*Aim*: Give back the full listing, character for character, with no pictures.
====== Supplied information ======
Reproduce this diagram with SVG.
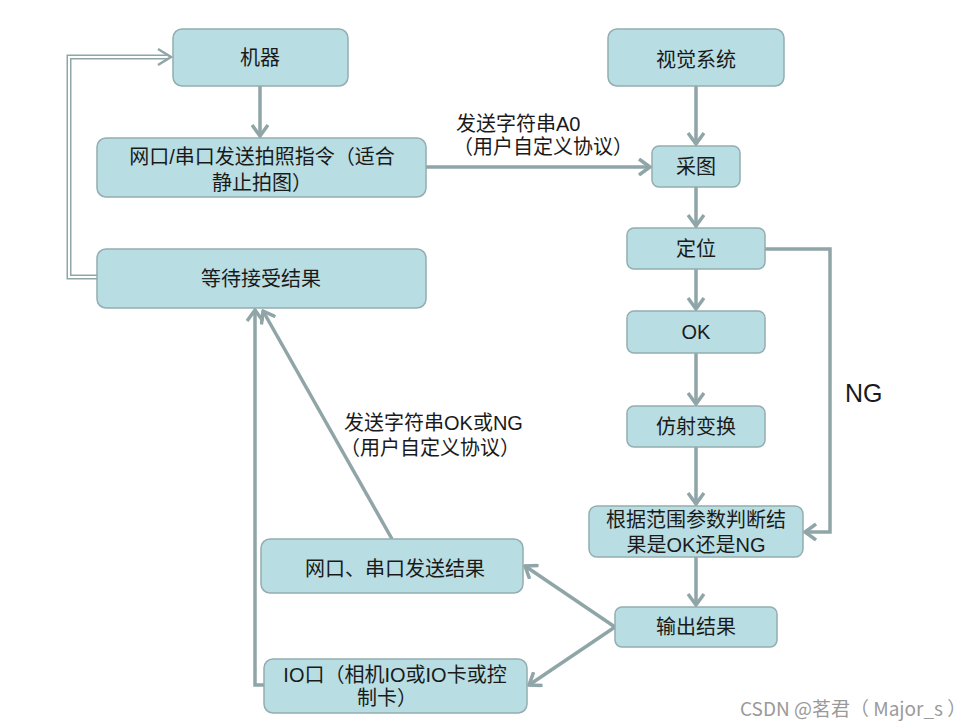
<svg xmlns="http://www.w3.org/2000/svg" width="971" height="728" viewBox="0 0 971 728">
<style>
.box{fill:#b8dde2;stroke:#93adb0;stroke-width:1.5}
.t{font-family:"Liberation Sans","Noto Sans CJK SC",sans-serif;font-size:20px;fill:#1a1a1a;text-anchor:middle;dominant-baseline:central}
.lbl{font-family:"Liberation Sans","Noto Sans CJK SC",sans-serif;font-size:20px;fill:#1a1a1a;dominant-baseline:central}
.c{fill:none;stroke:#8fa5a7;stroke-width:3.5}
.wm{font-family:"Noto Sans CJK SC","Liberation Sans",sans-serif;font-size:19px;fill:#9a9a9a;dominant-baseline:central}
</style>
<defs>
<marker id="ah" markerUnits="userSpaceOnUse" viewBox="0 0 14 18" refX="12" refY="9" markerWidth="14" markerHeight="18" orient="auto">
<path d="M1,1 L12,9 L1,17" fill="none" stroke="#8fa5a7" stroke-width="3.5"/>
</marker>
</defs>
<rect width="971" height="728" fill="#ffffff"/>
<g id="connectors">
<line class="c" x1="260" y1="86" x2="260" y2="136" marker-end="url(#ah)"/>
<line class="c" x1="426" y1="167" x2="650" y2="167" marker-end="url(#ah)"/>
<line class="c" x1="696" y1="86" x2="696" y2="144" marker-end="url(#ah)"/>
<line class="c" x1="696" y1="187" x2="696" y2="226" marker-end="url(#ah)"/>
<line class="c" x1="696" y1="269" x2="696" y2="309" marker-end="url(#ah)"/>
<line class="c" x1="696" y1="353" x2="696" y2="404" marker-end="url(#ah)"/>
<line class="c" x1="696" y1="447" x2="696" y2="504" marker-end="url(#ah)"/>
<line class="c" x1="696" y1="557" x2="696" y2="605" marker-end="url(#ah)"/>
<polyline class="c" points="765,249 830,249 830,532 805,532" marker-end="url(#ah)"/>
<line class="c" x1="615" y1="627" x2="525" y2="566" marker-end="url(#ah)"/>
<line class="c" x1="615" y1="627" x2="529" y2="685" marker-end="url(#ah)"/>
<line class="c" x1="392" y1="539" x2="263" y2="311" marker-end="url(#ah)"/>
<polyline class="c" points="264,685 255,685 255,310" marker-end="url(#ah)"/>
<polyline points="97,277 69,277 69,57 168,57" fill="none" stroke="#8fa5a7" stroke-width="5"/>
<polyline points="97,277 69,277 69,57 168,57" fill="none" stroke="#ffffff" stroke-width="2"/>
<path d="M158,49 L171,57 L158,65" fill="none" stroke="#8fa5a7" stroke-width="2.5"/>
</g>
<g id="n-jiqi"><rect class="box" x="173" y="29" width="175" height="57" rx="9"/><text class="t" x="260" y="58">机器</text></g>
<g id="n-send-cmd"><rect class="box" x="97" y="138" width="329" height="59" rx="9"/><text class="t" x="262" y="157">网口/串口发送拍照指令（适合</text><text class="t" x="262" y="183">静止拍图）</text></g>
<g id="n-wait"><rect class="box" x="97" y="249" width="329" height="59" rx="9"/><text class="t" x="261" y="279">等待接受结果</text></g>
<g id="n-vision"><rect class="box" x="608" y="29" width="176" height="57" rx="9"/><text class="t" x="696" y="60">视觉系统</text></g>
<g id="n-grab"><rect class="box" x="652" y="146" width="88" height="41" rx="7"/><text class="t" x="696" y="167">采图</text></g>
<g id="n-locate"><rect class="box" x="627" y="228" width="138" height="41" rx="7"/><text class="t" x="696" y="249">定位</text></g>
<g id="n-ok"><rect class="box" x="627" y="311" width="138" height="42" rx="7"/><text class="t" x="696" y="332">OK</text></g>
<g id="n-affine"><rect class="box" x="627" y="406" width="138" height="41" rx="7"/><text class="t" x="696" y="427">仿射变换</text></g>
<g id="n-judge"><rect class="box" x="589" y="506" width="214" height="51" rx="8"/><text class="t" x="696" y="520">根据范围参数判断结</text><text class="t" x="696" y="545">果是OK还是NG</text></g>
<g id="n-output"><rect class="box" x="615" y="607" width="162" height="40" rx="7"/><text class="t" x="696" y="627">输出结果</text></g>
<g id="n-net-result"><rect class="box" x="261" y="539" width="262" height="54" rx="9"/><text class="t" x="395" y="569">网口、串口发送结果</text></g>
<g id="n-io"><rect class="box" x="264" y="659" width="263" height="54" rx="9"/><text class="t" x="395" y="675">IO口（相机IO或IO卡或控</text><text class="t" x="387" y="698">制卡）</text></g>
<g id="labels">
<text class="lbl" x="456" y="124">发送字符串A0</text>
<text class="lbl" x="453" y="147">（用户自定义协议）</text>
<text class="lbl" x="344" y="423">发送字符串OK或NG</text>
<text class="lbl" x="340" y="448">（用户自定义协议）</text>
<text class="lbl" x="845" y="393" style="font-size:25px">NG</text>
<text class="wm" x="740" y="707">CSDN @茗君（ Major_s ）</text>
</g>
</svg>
======
*Response for this exercise*:
Reproduce this diagram with SVG.
<svg xmlns="http://www.w3.org/2000/svg" width="971" height="728" viewBox="0 0 971 728">
<style>
.box{fill:#b8dde2;stroke:#93adb0;stroke-width:1.5}
.t{font-family:"Liberation Sans","Noto Sans CJK SC",sans-serif;font-size:20px;fill:#1a1a1a;text-anchor:middle;dominant-baseline:central}
.lbl{font-family:"Liberation Sans","Noto Sans CJK SC",sans-serif;font-size:20px;fill:#1a1a1a;dominant-baseline:central}
.c{fill:none;stroke:#8fa5a7;stroke-width:3.5}
.wm{font-family:"Noto Sans CJK SC","Liberation Sans",sans-serif;font-size:19px;fill:#9a9a9a;dominant-baseline:central}
</style>
<defs>
<marker id="ah" markerUnits="userSpaceOnUse" viewBox="0 0 14 18" refX="12" refY="9" markerWidth="14" markerHeight="18" orient="auto">
<path d="M1,1 L12,9 L1,17" fill="none" stroke="#8fa5a7" stroke-width="3.5"/>
</marker>
</defs>
<rect width="971" height="728" fill="#ffffff"/>
<g id="connectors">
<line class="c" x1="260" y1="86" x2="260" y2="136" marker-end="url(#ah)"/>
<line class="c" x1="426" y1="167" x2="650" y2="167" marker-end="url(#ah)"/>
<line class="c" x1="696" y1="86" x2="696" y2="144" marker-end="url(#ah)"/>
<line class="c" x1="696" y1="187" x2="696" y2="226" marker-end="url(#ah)"/>
<line class="c" x1="696" y1="269" x2="696" y2="309" marker-end="url(#ah)"/>
<line class="c" x1="696" y1="353" x2="696" y2="404" marker-end="url(#ah)"/>
<line class="c" x1="696" y1="447" x2="696" y2="504" marker-end="url(#ah)"/>
<line class="c" x1="696" y1="557" x2="696" y2="605" marker-end="url(#ah)"/>
<polyline class="c" points="765,249 830,249 830,532 805,532" marker-end="url(#ah)"/>
<line class="c" x1="615" y1="627" x2="525" y2="566" marker-end="url(#ah)"/>
<line class="c" x1="615" y1="627" x2="529" y2="685" marker-end="url(#ah)"/>
<line class="c" x1="392" y1="539" x2="263" y2="311" marker-end="url(#ah)"/>
<polyline class="c" points="264,685 255,685 255,310" marker-end="url(#ah)"/>
<polyline points="97,277 69,277 69,57 168,57" fill="none" stroke="#8fa5a7" stroke-width="5"/>
<polyline points="97,277 69,277 69,57 168,57" fill="none" stroke="#ffffff" stroke-width="2"/>
<path d="M158,49 L171,57 L158,65" fill="none" stroke="#8fa5a7" stroke-width="2.5"/>
</g>
<g id="n-jiqi"><rect class="box" x="173" y="29" width="175" height="57" rx="9"/><text class="t" x="260" y="58">机器</text></g>
<g id="n-send-cmd"><rect class="box" x="97" y="138" width="329" height="59" rx="9"/><text class="t" x="262" y="157">网口/串口发送拍照指令（适合</text><text class="t" x="262" y="183">静止拍图）</text></g>
<g id="n-wait"><rect class="box" x="97" y="249" width="329" height="59" rx="9"/><text class="t" x="261" y="279">等待接受结果</text></g>
<g id="n-vision"><rect class="box" x="608" y="29" width="176" height="57" rx="9"/><text class="t" x="696" y="60">视觉系统</text></g>
<g id="n-grab"><rect class="box" x="652" y="146" width="88" height="41" rx="7"/><text class="t" x="696" y="167">采图</text></g>
<g id="n-locate"><rect class="box" x="627" y="228" width="138" height="41" rx="7"/><text class="t" x="696" y="249">定位</text></g>
<g id="n-ok"><rect class="box" x="627" y="311" width="138" height="42" rx="7"/><text class="t" x="696" y="332">OK</text></g>
<g id="n-affine"><rect class="box" x="627" y="406" width="138" height="41" rx="7"/><text class="t" x="696" y="427">仿射变换</text></g>
<g id="n-judge"><rect class="box" x="589" y="506" width="214" height="51" rx="8"/><text class="t" x="696" y="520">根据范围参数判断结</text><text class="t" x="696" y="545">果是OK还是NG</text></g>
<g id="n-output"><rect class="box" x="615" y="607" width="162" height="40" rx="7"/><text class="t" x="696" y="627">输出结果</text></g>
<g id="n-net-result"><rect class="box" x="261" y="539" width="262" height="54" rx="9"/><text class="t" x="395" y="569">网口、串口发送结果</text></g>
<g id="n-io"><rect class="box" x="264" y="659" width="263" height="54" rx="9"/><text class="t" x="395" y="675">IO口（相机IO或IO卡或控</text><text class="t" x="387" y="698">制卡）</text></g>
<g id="labels">
<text class="lbl" x="456" y="124">发送字符串A0</text>
<text class="lbl" x="453" y="147">（用户自定义协议）</text>
<text class="lbl" x="344" y="423">发送字符串OK或NG</text>
<text class="lbl" x="340" y="448">（用户自定义协议）</text>
<text class="lbl" x="845" y="393" style="font-size:25px">NG</text>
<text class="wm" x="740" y="707">CSDN @茗君（ Major_s ）</text>
</g>
</svg>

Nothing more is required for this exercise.